The Attainment Gap
We all know we need to save for retirement; the fuzzy part is how much we need to save. Most experts these days will say you need about 70 to 80% of your current income for retirement but this number can vary based on your current lifestyle. Looking at the table below by the Employee Benefit Research Institute (EBRI) you can see more than half of workers (60%) report they and/or their spouses have less than $25,000 in total savings and investments.
Workers are clearly ill prepared to deal with their retirement needs. Of those that have calculated what they will need in retirement over 70% said they would need $250,000+ for retirement (chart below). If only 10% have over $250,000 saved (table above) and 70% say they will need at least that much, then we have a big attainment gap.
To close this gap we need to determine how much we might need in retirement. The easiest and most common way to do this is by utilizing a retirement calculator.

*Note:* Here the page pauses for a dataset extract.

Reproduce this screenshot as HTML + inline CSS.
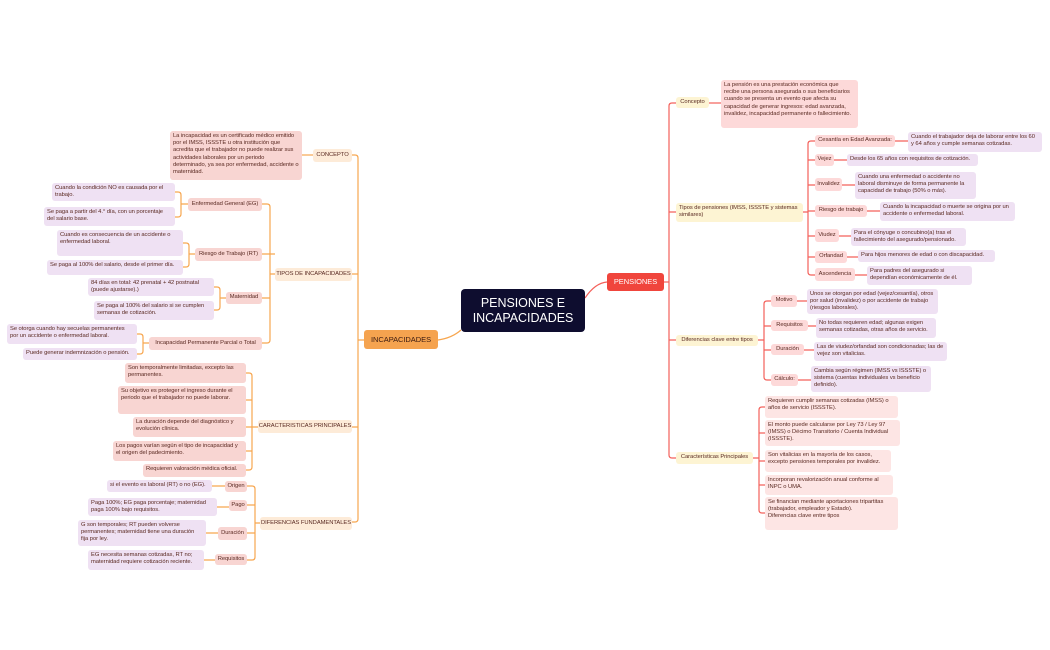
<!DOCTYPE html>
<html><head><meta charset="utf-8"><style>
*{margin:0;padding:0;box-sizing:border-box}
body{width:1050px;height:650px;background:#fff;position:relative;overflow:hidden;font-family:"Liberation Sans",sans-serif;color:#5a2a22}
.n{position:absolute;font-size:5.8px;line-height:7.2px;padding:2px 3px;border-radius:3px;white-space:normal;letter-spacing:-0.05px}
.c{display:flex;align-items:center;justify-content:center;text-align:center;white-space:nowrap;padding:0 1px}
.pk{background:#f8d5d2}
.pu{background:#efe1f3}
.pe{background:#fdebd8}
.ye{background:#fdf4d3}
.rp{background:#fdd9d9}
.lp{background:#fde5e4}
svg{position:absolute;left:0;top:0}
</style></head><body>
<svg width="1050" height="650" fill="none" stroke-width="1.2">
<g stroke="#f7a64f">
<path d="M438 340 Q452 338 461 330"/>
<path d="M438 340 H358"/>
<path d="M352 155 H355 Q358 155 358 158 V519 Q358 522 355 522 H352"/>
<path d="M352 274 H358 M352 427 H358"/>
<path d="M302 155 H313"/>
<path d="M262 204 H267 Q270 204 270 207 V340 Q270 343 267 343 H262 M262 254 H275 M262 298 H270 M270 274 H275"/>
<path d="M175 192 H178 Q181 192 181 195 V214 Q181 217 178 217 H175 M181 204 H188"/>
<path d="M183 243 H186 Q189 243 189 246 V264 Q189 267 186 267 H183 M189 254 H195"/>
<path d="M214 287 H217 Q220 287 220 290 V307 Q220 310 217 310 H214 M220 298 H226"/>
<path d="M137 334 H140 Q143 334 143 337 V351 Q143 354 140 354 H137 M143 343 H149"/>
<path d="M246 373 H249 Q252 373 252 376 V467 Q252 470 249 470 H246 M246 400 H252 M246 427 H258 M246 451 H252"/>
<path d="M247 486 H252 Q255 486 255 489 V557 Q255 560 252 560 H247 M247 505 H255 M247 533 H255 M255 523 H260"/>
<path d="M212 486 H225 M217 507 H229 M206 533 H218 M204 560 H215"/>
</g>
<g stroke="#f4605a">
<path d="M585 298 Q595 283 607 282"/>
<path d="M664 282 H669"/>
<path d="M676 103 H672 Q669 103 669 106 V455 Q669 458 672 458 H676 M669 212 H676 M669 340 H676"/>
<path d="M709 103 H721"/>
<path d="M803 212 H808 M815 141 H811 Q808 141 808 144 V272 Q808 275 811 275 H815 M808 160 H815 M808 185 H815 M808 211 H815 M808 236 H815 M808 257 H815"/>
<path d="M895 141 H908 M834 160 H847 M842 185 H855 M867 211 H880 M839 236 H851 M847 257 H858 M855 275 H867"/>
<path d="M758 340 H764 M771 301 H767 Q764 301 764 304 V377 Q764 380 767 380 H771 M764 326 H771 M764 350 H771"/>
<path d="M797 301 H807 M808 326 H816 M804 350 H814 M798 380 H811"/>
<path d="M753 458 H759 M765 407 H762 Q759 407 759 410 V510 Q759 513 762 513 H765 M759 433 H765 M759 461 H765 M759 485 H765"/>
</g>
</svg>

<div class="n c" style="left:461px;top:289px;width:124px;height:43px;background:#0e0d2f;color:#fff;font-size:12.5px;line-height:15px;white-space:normal;border-radius:4px">PENSIONES E INCAPACIDADES</div>
<div class="n c" style="left:607px;top:273px;width:57px;height:18px;background:#f0453c;color:#fff;font-size:7.5px">PENSIONES</div>
<div class="n c" style="left:364px;top:330px;width:74px;height:19px;background:#f5a34f;color:#3a1a10;font-size:7.5px">INCAPACIDADES</div>

<div class="n c pe" style="left:313px;top:149px;width:39px;height:13px">CONCEPTO</div>
<div class="n c pe" style="left:275px;top:268px;width:77px;height:13px">TIPOS DE INCAPACIDADES</div>
<div class="n c pe" style="left:258px;top:420px;width:94px;height:13px">CARACTERISTICAS PRINCIPALES</div>
<div class="n c pe" style="left:260px;top:517px;width:92px;height:13px">DIFERENCIAS FUNDAMENTALES</div>

<div class="n pk" style="left:170px;top:131px;width:132px;height:49px">La incapacidad es un certificado médico emitido por el IMSS, ISSSTE u otra institución que acredita que el trabajador no puede realizar sus actividades laborales por un periodo determinado, ya sea por enfermedad, accidente o maternidad.</div>

<div class="n c pk" style="left:188px;top:198px;width:74px;height:13px">Enfermedad General (EG)</div>
<div class="n pu" style="left:52px;top:183px;width:123px;height:18px">Cuando la condición NO es causada por el trabajo.</div>
<div class="n pu" style="left:44px;top:207px;width:131px;height:19px">Se paga a partir del 4.° día, con un porcentaje del salario base.</div>
<div class="n c pk" style="left:195px;top:248px;width:67px;height:13px">Riesgo de Trabajo (RT)</div>
<div class="n pu" style="left:57px;top:230px;width:126px;height:26px">Cuando es consecuencia de un accidente o enfermedad laboral.</div>
<div class="n pu" style="left:47px;top:260px;width:136px;height:15px;white-space:nowrap">Se paga al 100% del salario, desde el primer día.</div>
<div class="n c pk" style="left:226px;top:292px;width:36px;height:12px">Maternidad</div>
<div class="n pu" style="left:88px;top:278px;width:126px;height:18px">84 días en total: 42 prenatal + 42 postnatal (puede ajustarse).)</div>
<div class="n pu" style="left:94px;top:301px;width:120px;height:19px">Se paga al 100% del salario si se cumplen semanas de cotización.</div>
<div class="n c pk" style="left:149px;top:337px;width:113px;height:13px">Incapacidad Permanente Parcial o Total</div>
<div class="n pu" style="left:7px;top:324px;width:130px;height:20px">Se otorga cuando hay secuelas permanentes por un accidente o enfermedad laboral.</div>
<div class="n pu" style="left:23px;top:348px;width:114px;height:12px;white-space:nowrap">Puede generar indemnización o pensión.</div>

<div class="n pk" style="left:125px;top:363px;width:121px;height:20px">Son temporalmente limitadas, excepto las permanentes.</div>
<div class="n pk" style="left:118px;top:386px;width:128px;height:28px">Su objetivo es proteger el ingreso durante el periodo que el trabajador no puede laborar.</div>
<div class="n pk" style="left:133px;top:417px;width:113px;height:20px">La duración depende del diagnóstico y evolución clínica.</div>
<div class="n pk" style="left:113px;top:441px;width:133px;height:20px">Los pagos varían según el tipo de incapacidad y el origen del padecimiento.</div>
<div class="n pk" style="left:143px;top:464px;width:103px;height:13px;white-space:nowrap">Requieren valoración médica oficial.</div>

<div class="n c pk" style="left:225px;top:481px;width:22px;height:11px">Origen</div>
<div class="n c pk" style="left:229px;top:500px;width:18px;height:11px">Pago</div>
<div class="n c pk" style="left:218px;top:527px;width:29px;height:13px">Duración</div>
<div class="n c pk" style="left:215px;top:554px;width:32px;height:11px">Requisitos</div>
<div class="n pu" style="left:107px;top:480px;width:105px;height:12px;white-space:nowrap">si el evento es laboral (RT) o no (EG).</div>
<div class="n pu" style="left:88px;top:498px;width:129px;height:18px">Paga 100%; EG paga porcentaje; maternidad paga 100% bajo requisitos.</div>
<div class="n pu" style="left:78px;top:520px;width:128px;height:26px">G son temporales; RT pueden volverse permanentes; maternidad tiene una duración fija por ley.</div>
<div class="n pu" style="left:88px;top:550px;width:116px;height:20px">EG necesita semanas cotizadas, RT no; maternidad requiere cotización reciente.</div>

<div class="n c ye" style="left:676px;top:97px;width:33px;height:11px">Concepto</div>
<div class="n rp" style="left:721px;top:80px;width:137px;height:48px">La pensión es una prestación económica que recibe una persona asegurada o sus beneficiarios cuando se presenta un evento que afecta su capacidad de generar ingresos: edad avanzada, invalidez, incapacidad permanente o fallecimiento.</div>
<div class="n ye" style="left:676px;top:203px;width:127px;height:19px">Tipos de pensiones (IMSS, ISSSTE y sistemas similares)</div>

<div class="n c rp" style="left:815px;top:135px;width:80px;height:12px">Cesantía en Edad Avanzada:</div>
<div class="n c rp" style="left:815px;top:154px;width:19px;height:12px">Vejez</div>
<div class="n c rp" style="left:815px;top:178px;width:27px;height:13px">Invalidez</div>
<div class="n c rp" style="left:815px;top:205px;width:52px;height:12px">Riesgo de trabajo</div>
<div class="n c rp" style="left:815px;top:229px;width:24px;height:13px">Viudez</div>
<div class="n c rp" style="left:815px;top:251px;width:32px;height:12px">Orfandad</div>
<div class="n c rp" style="left:815px;top:268px;width:40px;height:13px">Ascendencia</div>
<div class="n pu" style="left:908px;top:132px;width:134px;height:20px">Cuando el trabajador deja de laborar entre los 60 y 64 años y cumple semanas cotizadas.</div>
<div class="n pu" style="left:847px;top:154px;width:131px;height:12px;white-space:nowrap">Desde los 65 años con requisitos de cotización.</div>
<div class="n pu" style="left:855px;top:172px;width:121px;height:27px">Cuando una enfermedad o accidente no laboral disminuye de forma permanente la capacidad de trabajo (50% o más).</div>
<div class="n pu" style="left:880px;top:202px;width:135px;height:19px">Cuando la incapacidad o muerte se origina por un accidente o enfermedad laboral.</div>
<div class="n pu" style="left:851px;top:228px;width:115px;height:18px">Para el cónyuge o concubino(a) tras el fallecimiento del asegurado/pensionado.</div>
<div class="n pu" style="left:858px;top:250px;width:137px;height:12px;white-space:nowrap">Para hijos menores de edad o con discapacidad.</div>
<div class="n pu" style="left:867px;top:266px;width:105px;height:19px">Para padres del asegurado si dependían económicamente de él.</div>

<div class="n c ye" style="left:676px;top:335px;width:82px;height:11px">Diferencias clave entre tipos</div>
<div class="n c rp" style="left:771px;top:295px;width:26px;height:12px">Motivo</div>
<div class="n c rp" style="left:771px;top:320px;width:37px;height:11px">Requisitos</div>
<div class="n c rp" style="left:771px;top:344px;width:33px;height:11px">Duración</div>
<div class="n c rp" style="left:771px;top:374px;width:27px;height:12px">Cálculo:</div>
<div class="n pu" style="left:807px;top:289px;width:131px;height:25px">Unos se otorgan por edad (vejez/cesantía), otros por salud (invalidez) o por accidente de trabajo (riesgos laborales).</div>
<div class="n pu" style="left:816px;top:318px;width:120px;height:20px">No todas requieren edad; algunas exigen semanas cotizadas, otras años de servicio.</div>
<div class="n pu" style="left:814px;top:342px;width:133px;height:19px">Las de viudez/orfandad son condicionadas; las de vejez son vitalicias.</div>
<div class="n pu" style="left:811px;top:366px;width:120px;height:26px">Cambia según régimen (IMSS vs ISSSTE) o sistema (cuentas individuales vs beneficio definido).</div>

<div class="n c ye" style="left:676px;top:452px;width:77px;height:12px">Características Principales</div>
<div class="n lp" style="left:765px;top:396px;width:133px;height:22px">Requieren cumplir semanas cotizadas (IMSS) o años de servicio (ISSSTE).</div>
<div class="n lp" style="left:765px;top:420px;width:135px;height:26px">El monto puede calcularse por Ley 73 / Ley 97 (IMSS) o Décimo Transitorio / Cuenta Individual (ISSSTE).</div>
<div class="n lp" style="left:765px;top:450px;width:126px;height:22px">Son vitalicias en la mayoría de los casos, excepto pensiones temporales por invalidez.</div>
<div class="n lp" style="left:765px;top:475px;width:128px;height:20px">Incorporan revalorización anual conforme al INPC o UMA.</div>
<div class="n lp" style="left:765px;top:497px;width:133px;height:33px">Se financian mediante aportaciones tripartitas (trabajador, empleador y Estado).<br>Diferencias clave entre tipos</div>
</body></html>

With such a big disparity, it is not surprising to us that less than half of workers (42%) have actually tried to calculate how much money they will need to save for a comfortable retirement (chart below).
Maybe one reason people don’t do a retirement calculator sooner rather than later is because they believe they have more time until retirement. Half of workers expect to retire when they are 65, however, do to various reasons (health problems, disabilities, company downsizing, family issues, and skill set) most of us will retire earlier than expected. In fact, according the EBRI the median age of actual retirement is 61 compared to the median age of expected retirement of 65 (chart below).
That’s 4 less years of income and 4 more years of expenses!
As April 15th rapidly approaches I hope you use this as a reminder to fund your IRA, increase your 401(k) contributions, or simply save a little bit extra this year for your retirement. Don’t wait till tomorrow to do something you know you need to do today. You’ll feel better today, live better tomorrow, and avoid taking unnecessary risks along the way.